Kim’s nasal polyp tissue and nasal wash samples were not prepared in the same way, since they were fresh tissue.

The Protein Mystery Solved at Last

Using their expertise in protein analysis and isolation techniques, Schnaar and Alvarenga found that the mysterious molecule bound to Siglec-8 was a protein created by a gene that Kim was all too familiar with: DMBT1.

This year, Alvarenga, Kim and Schnaar published their findings that the protein made by DMBT1 and Siglec-8 formed a massive protein complex when bound together: DMBT1S8. It had evaded discovery for years because it looked very similar to, and was often mistaken for, another airway protein.

DMBT1’s protein, with a patchwork of sugars on its surface, has one sugar that acts as a weapon against the inflammation-causing eosinophils. The sugar can specifically target the Siglec-8 receptor on eosinophils.

Kim, Schnaar and Alvarenga discovered that when inflammation in the airways occurs due to eosinophil immune cells, the sugary part of DMBT1’s protein lock onto Siglec-8, binding with it to create DMBT1S8.

The protein complex DMBT1S8 then arrives to intercept the eosinophils and halt inflammation in the airways by setting off a chain of events that ends with the death of eosinophil cells. Of the many proteins throughout the body’s airways, DMBT1’s protein in this system is the only one that carries the proper sugars to shut down eosinophil activity.

The team had some answers at last, and Kim finally had an idea about why the DMBT1 protein showed up in nasal polyps all those years ago. The body responded to the inflammation from chronic rhinosinusitis by linking DMBT1 with Siglec-8 in an attempt to decrease the inflammation.

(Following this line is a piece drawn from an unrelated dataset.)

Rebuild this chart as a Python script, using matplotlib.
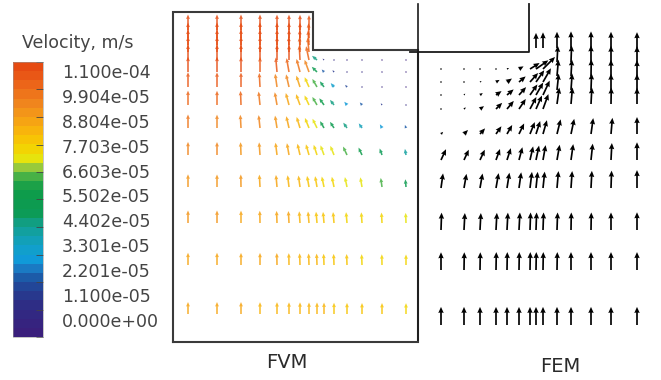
import numpy as np
import matplotlib
matplotlib.use("Agg")
import matplotlib.pyplot as plt
from matplotlib.colors import LinearSegmentedColormap, Normalize
from matplotlib.cm import ScalarMappable

W, H = 661, 380

# colour scale, m/s
speed_max = 1.10045e-4
cbar_title = "Velocity, m/s"
cbar_labels = ["0.000e+00", "1.100e-05", "2.201e-05", "3.301e-05", "4.402e-05",
               "5.502e-05", "6.603e-05", "7.703e-05", "8.804e-05", "9.904e-05",
               "1.100e-04"]

# ---- FVM: node x (model units from left wall), rows from top to bottom ----
# speeds in 1e-5 m/s, angles in deg from vertical (+ = leaning towards the inlet)
fvm_x = [1.5, 4.4, 6.8, 8.7, 10.4, 11.6, 12.7, 13.6, 14.4, 15.1, 16.1, 17.4, 18.9, 20.9, 23.3]
fvm_row_y = [31.2, 30.4, 29.7, 29.0, 28.2, 27.0, 25.5, 23.7, 21.4, 18.7, 15.5, 11.9, 7.7, 2.8]
fvm_speed = [
    [11.0, 11.0, 11.0, 11.0, 10.9, 10.9, 10.8, 10.6],
    [10.9, 11.0, 11.0, 11.0, 10.9, 10.9, 10.8, 10.5],
    [10.9, 10.9, 11.0, 10.9, 10.9, 10.8, 10.7, 10.4],
    [10.9, 10.9, 10.9, 10.9, 10.8, 10.8, 10.6, 10.2],
    [10.9, 10.9, 10.9, 10.9, 10.8, 10.7, 10.5, 10.0, 4.6, 1.4, 1.1, 0.7, 0.5, 0.3, 0.2],
    [10.8, 10.8, 10.7, 10.6, 10.3, 10.0, 9.6, 9.2, 5.2, 2.4, 1.7, 1.0, 0.8, 0.4, 0.3],
    [10.5, 10.4, 10.3, 10.0, 9.5, 9.2, 8.5, 7.6, 6.6, 5.0, 3.6, 2.0, 1.0, 0.5, 0.3],
    [10.2, 10.1, 10.0, 9.6, 9.2, 8.8, 8.2, 7.5, 6.6, 5.8, 4.6, 3.0, 2.4, 1.5, 1.0],
    [9.6, 9.5, 9.4, 9.2, 8.9, 8.6, 8.2, 7.7, 7.3, 5.6, 5.2, 4.6, 4.0, 3.0, 2.3],
    [9.3, 9.2, 9.1, 9.0, 8.8, 8.5, 8.2, 7.9, 7.6, 7.3, 7.0, 6.6, 5.8, 4.9, 4.4],
    [9.0, 8.9, 8.9, 8.8, 8.6, 8.4, 8.2, 8.0, 7.8, 7.6, 7.4, 7.2, 7.0, 6.5, 5.5],
    [8.9, 8.9, 8.8, 8.7, 8.6, 8.5, 8.3, 8.2, 8.0, 7.9, 7.8, 7.7, 7.6, 7.4, 7.2],
    [8.7, 8.7, 8.6, 8.6, 8.5, 8.4, 8.3, 8.2, 8.1, 8.0, 7.9, 7.8, 7.7, 7.6, 7.5],
    [8.5, 8.5, 8.5, 8.4, 8.4, 8.3, 8.3, 8.2, 8.2, 8.1, 8.0, 7.9, 7.8, 7.8, 7.7],
]
fvm_angle = [
    [0, 0, 0, 0, 0, 0, 0, 0],
    [0, 0, 0, 0, 0, 0, 0, 2],
    [0, 0, 0, 0, 0, 0, 1, 4],
    [0, 0, 0, 0, 0, 1, 2, 6],
    [0, 0, 0, 0, 0, 0, 3, 12, 50, 45, 40, 35, 30, 20, 10],
    [0, 0, 0, 0, 5, 10, 15, 20, 45, 42, 40, 38, 35, 25, 15],
    [0, 0, 0, 3, 8, 13, 18, 24, 30, 36, 40, 42, 40, 30, 20],
    [0, 0, 2, 6, 10, 15, 20, 25, 30, 35, 38, 40, 40, 35, 25],
    [0, 0, 3, 6, 9, 13, 17, 22, 26, 30, 33, 35, 35, 30, 20],
    [0, 0, 2, 4, 7, 10, 13, 16, 18, 20, 22, 25, 25, 20, 10],
    [0, 0, 1, 3, 5, 7, 8, 10, 10, 12, 12, 12, 10, 8, 5],
    [0, 0, 0, 1, 2, 3, 4, 5, 5, 5, 5, 5, 4, 3, 2],
    [0, 0, 0, 0, 1, 1, 2, 2, 2, 2, 2, 2, 2, 1, 0],
    [0, 0, 0, 0, 0, 0, 0, 0, 0, 0, 0, 0, 0, 0, 0],
]

# ---- FEM: mirrored geometry, inlet on the right ----
fem_x = [2.3, 4.6, 6.2, 7.8, 8.9, 10.1, 11.2, 11.8, 12.5, 13.9, 15.3, 17.3, 19.3, 21.9]
fem_row_y = [29.2, 27.8, 26.4, 25.0, 23.6, 27.1, 25.8, 24.5, 23.1,
             20.6, 18.0, 15.2, 11.0, 7.0, 1.5]
fem_row_first_col = [7, 9, 9, 9, 9, 0, 0, 0, 0, 0, 0, 0, 0, 0, 0]
fem_speed = [
    [8.0, 8.3, 8.6, 8.8, 8.8, 8.6, 8.4],
    [8.6, 8.8, 8.8, 8.6, 8.4],
    [8.7, 8.8, 8.8, 8.6, 8.4],
    [8.7, 8.8, 8.8, 8.6, 8.5],
    [8.8, 8.8, 8.8, 8.7, 8.6],
    [0.4, 0.6, 0.7, 0.9, 1.2, 2.8, 6.0, 8.0, 9.0],
    [0.5, 0.7, 1.0, 2.2, 3.2, 4.6, 6.4, 7.6, 8.4],
    [0.5, 1.0, 1.8, 3.6, 4.6, 5.6, 6.8, 7.6, 8.4],
    [0.6, 1.3, 2.6, 4.6, 5.6, 6.4, 7.2, 7.8, 8.4],
    [1.6, 3.0, 4.0, 5.0, 5.5, 6.2, 6.8, 7.2, 7.6, 8.0, 8.2, 8.5, 8.6, 9.0],
    [6.3, 6.0, 6.0, 6.2, 6.6, 7.0, 7.4, 7.8, 8.0, 8.2, 8.5, 8.7, 9.0, 9.4],
    [7.8, 7.6, 7.8, 8.0, 8.2, 8.4, 8.6, 8.6, 8.7, 9.0, 9.0, 9.1, 9.2, 9.5],
    [9.2, 9.0, 9.0, 9.1, 9.2, 9.3, 9.3, 9.3, 9.3, 9.3, 9.3, 9.3, 9.3, 9.4],
    [9.4, 9.4, 9.4, 9.5, 9.5, 9.5, 9.5, 9.5, 9.5, 9.5, 9.5, 9.5, 9.5, 9.5],
    [9.6, 9.6, 9.6, 9.6, 9.6, 9.6, 9.6, 9.6, 9.6, 9.6, 9.6, 9.6, 9.6, 9.6],
]
fem_angle = [
    [0, 0, 0, 0, 0, 0, 0],
    [3, 2, 0, 0, 0],
    [5, 3, 1, 0, 0],
    [6, 4, 2, 0, 0],
    [8, 5, 3, 1, 0],
    [0, 85, 85, 70, 65, 60, 58, 55, 45],
    [0, 30, 60, 60, 55, 50, 42, 35, 30],
    [0, 40, 55, 55, 50, 42, 35, 30, 25],
    [0, 50, 55, 45, 40, 34, 28, 24, 20],
    [45, 45, 42, 35, 30, 26, 22, 18, 16, 14, 12, 8, 5, 0],
    [25, 25, 25, 20, 18, 15, 13, 12, 10, 10, 8, 6, 3, 0],
    [8, 10, 10, 10, 9, 8, 7, 6, 6, 5, 4, 3, 2, 0],
    [2, 3, 3, 3, 3, 3, 2, 2, 2, 2, 1, 1, 0, 0],
    [0, 1, 1, 1, 1, 1, 1, 1, 1, 1, 0, 0, 0, 0],
    [0, 0, 0, 0, 0, 0, 0, 0, 0, 0, 0, 0, 0, 0],
]

# domain outlines (model units)
fvm_width, fvm_height, fvm_step_x, fvm_step_y = 24.5, 33.0, 14.0, 29.2
fem_step_x, fem_step_y, fem_top = 11.1, 28.8, 33.6

cmap = LinearSegmentedColormap.from_list("pv", [
    (0.00, "#3a1f7c"), (0.10, "#2f2c84"), (0.16, "#243f93"), (0.20, "#1c55a3"),
    (0.24, "#1a79c2"), (0.28, "#0f9edb"), (0.33, "#12a0c2"), (0.37, "#12a0a6"),
    (0.41, "#119e86"), (0.45, "#0c9b55"), (0.54, "#0f9c48"), (0.58, "#3aad48"),
    (0.62, "#95c93c"), (0.655, "#e6e30d"), (0.70, "#f6d000"), (0.75, "#f8b80a"),
    (0.80, "#f6a114"), (0.85, "#f18b1d"), (0.90, "#ee731b"), (0.95, "#ea5c18"),
    (1.00, "#e64b12")], N=30)
norm = Normalize(0, speed_max * 1e5)


def flatten(xs, rows_y, first_col, speeds, angles, sign):
    X, Y, U, V, S = [], [], [], [], []
    for y, c0, sp, an in zip(rows_y, first_col, speeds, angles):
        for k, (s, a) in enumerate(zip(sp, an)):
            X.append(xs[c0 + k]); Y.append(y)
            U.append(sign * s * np.sin(np.radians(a)))
            V.append(s * np.cos(np.radians(a)))
            S.append(s)
    return map(np.array, (X, Y, U, V, S))


fig = plt.figure(figsize=(W / 100, H / 100), dpi=100)


def px_axes(x0, y0, x1, y1):
    ax = fig.add_axes([x0 / W, 1 - y1 / H, (x1 - x0) / W, (y1 - y0) / H])
    ax.set_axis_off()
    return ax


# FVM panel
ax1 = px_axes(173, 12, 418, 342)
ax1.set_xlim(0, fvm_width); ax1.set_ylim(0, fvm_height)
X, Y, U, V, S = flatten(fvm_x, fvm_row_y, [0] * len(fvm_row_y), fvm_speed, fvm_angle, -1)
ax1.quiver(X, Y, U, V, S, cmap=cmap, norm=norm, pivot="tail", angles="xy",
           scale_units="xy", scale=7.1, units="dots", width=1.6, headwidth=2.4,
           headlength=2.8, headaxislength=2.6, alpha=0.85, clip_on=False)
ax1.plot([0, 0, fvm_step_x, fvm_step_x, fvm_width, fvm_width, 0],
         [0, fvm_height, fvm_height, fvm_step_y, fvm_step_y, 0, 0],
         color="#3a3a3a", lw=1.5, clip_on=False, solid_joinstyle="miter")

# FEM panel
ax2 = px_axes(418, 0, 661, 340)
ax2.set_xlim(0, 24.3); ax2.set_ylim(0, 34.0)
X, Y, U, V, S = flatten(fem_x, fem_row_y, fem_row_first_col, fem_speed, fem_angle, 1)
ax2.quiver(X, Y, U, V, color="black", pivot="tail", angles="xy",
           scale_units="xy", scale=5.3, units="dots", width=1.7, headwidth=3.2,
           headlength=3.6, headaxislength=3.3, clip_on=False)
ax2.plot([0, 0], [0, fem_top], color="#1a1a1a", lw=1.2, clip_on=False)
ax2.plot([-0.8, fem_step_x, fem_step_x], [fem_step_y, fem_step_y, fem_top],
         color="#1a1a1a", lw=1.3, clip_on=False)

# colour bar
cax = fig.add_axes([13 / W, 1 - 337 / H, 30 / W, 275 / H])
cb = fig.colorbar(ScalarMappable(norm=norm, cmap=cmap), cax=cax,
                  ticks=np.linspace(0, speed_max * 1e5, len(cbar_labels)))
cb.outline.set_linewidth(0.4)
cb.outline.set_edgecolor("#999999")
cax.tick_params(direction="in", length=5, width=0.6, color="#444444",
                labelright=False, right=True)
label_top, label_bot = 73, 322
for i, lab in enumerate(cbar_labels):
    py = label_bot - i * (label_bot - label_top) / (len(cbar_labels) - 1)
    fig.text(62 / W, 1 - py / H, lab, fontsize=12.5, color="#444444",
             ha="left", va="center")
fig.text(22 / W, 1 - 43 / H, cbar_title, fontsize=12.5, color="#444444",
         ha="left", va="center")

fig.text(287 / W, 1 - 363 / H, "FVM", fontsize=14, color="#2a2a2a", ha="center", va="center")
fig.text(560 / W, 1 - 367 / H, "FEM", fontsize=14, color="#2a2a2a", ha="center", va="center")

fig.savefig("out.png", dpi=100)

Kim’s search for possible treatments for her patients with chronic rhinosinusitis with nasal polyps wasn’t over, though.

Once again working with Schnaar and Alvarenga, Kim specifically looked for the combined DMBT1S8 molecule in patients with chronic rhinosinusitis.

By exclusively testing nasal washes and tissues from her patients, the team found that the DMBT1S8 levels were far higher in those who had chronic rhinosinusitis with nasal polyps than those who had chronic rhinosinusitis without nasal polyps.

The researchers also discovered that DMBT1S8 is likely to be found in a layer of the nasal polyp called the submucosal glands.

Looking Toward Future Collaborations

Kim is optimistic that future DMBT1S8 research, including learning how to control the protein complex, could provide long-term treatments that are more effective for patients with chronic rhinosinusitis with nasal polyps.

Kim and Alvarenga say they gained a great deal from their teamwork that they plan to carry forward to future research projects.

“I’ve learned so much from this research project,” says Kim. “Having a perspective of opening yourself up to the opinion and help of your colleagues not necessarily in your field is so important. In the end, we all want to find truth in our science and help people with our work.”